As for security vs. terrorism, while I agree that it is not impossible for a terrorist group to theoretically strike at generating resources within the EU, I find your (comparative) comments re. provision of security in North Africa thoroughly naive. Several of these countries are not merely subject to, but are/have been recently HAVENS OF, anti-Western terrorism, and their internal security situations are currently quite fragile. Western (EU) military security intervention to improve the situation ‘would not be welcomed’ and could lead to further political destabilisation, degenerating into Iraq-style scenarios. Have you not seen the famous film ‘Lawrence of Arabia’? That single-line Hedjaz railway he attacked so successfully in 1917 is the direct analogue of a single-corridoor HVDC line. Even without actual terrorism, I fear the formation of ‘SOLAR/WIND-PEC’ (cf. OPEC, among countries ‘of similar ethnic extraction’) and a re-run of 1973. So the security issue is far from ‘trivial’ (which is not the same as saying it’s insoluble).
Also, on a technical point, the existence of multiple HVDC pathways ‘per se’ provides no security unless they have massive redundant SPARE capacity for that purpose, which I guess Gregor did not include in his cost calculations.
Regards, Chris Hodrien
Principal Technical Consultant
Expansion Energy Ltd
@Chris Hodrien
Hi Chris. Your comment, left one year ago on this is telling.
Now (May 2011) we have Egypt a fledgling democracy, a War in Libya and a bomb in Maraketch.
My position is that “joining up” national electricity grids across international borders will tend to permit greater penetration of renewable energy mix (e.g. Wind in North Sea, pumped storage in Norway) and I have seen some math modelling being used.
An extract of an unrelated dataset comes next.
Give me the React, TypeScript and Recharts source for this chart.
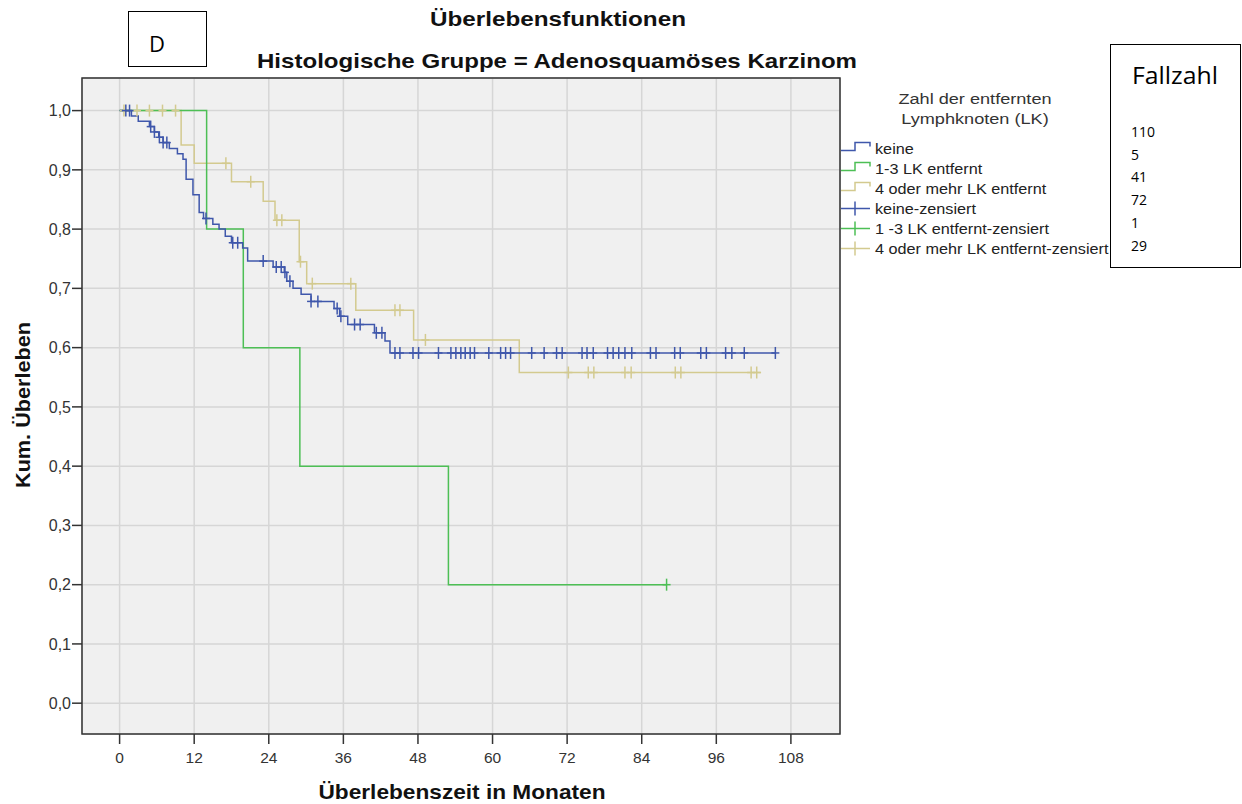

However it is not clear if net cost reduction, lowest cost of ownership, cost to consumer or some other “sought metric” has really been identified in these models.
Regarding the question of stabilizing geo-politics and risk of interrupted energy supply, I take the view that “benefits” outweigh “risks” and I sense you take the opposite view. Any suggestions how we might better articulate a “risk model” with which to test scenarios?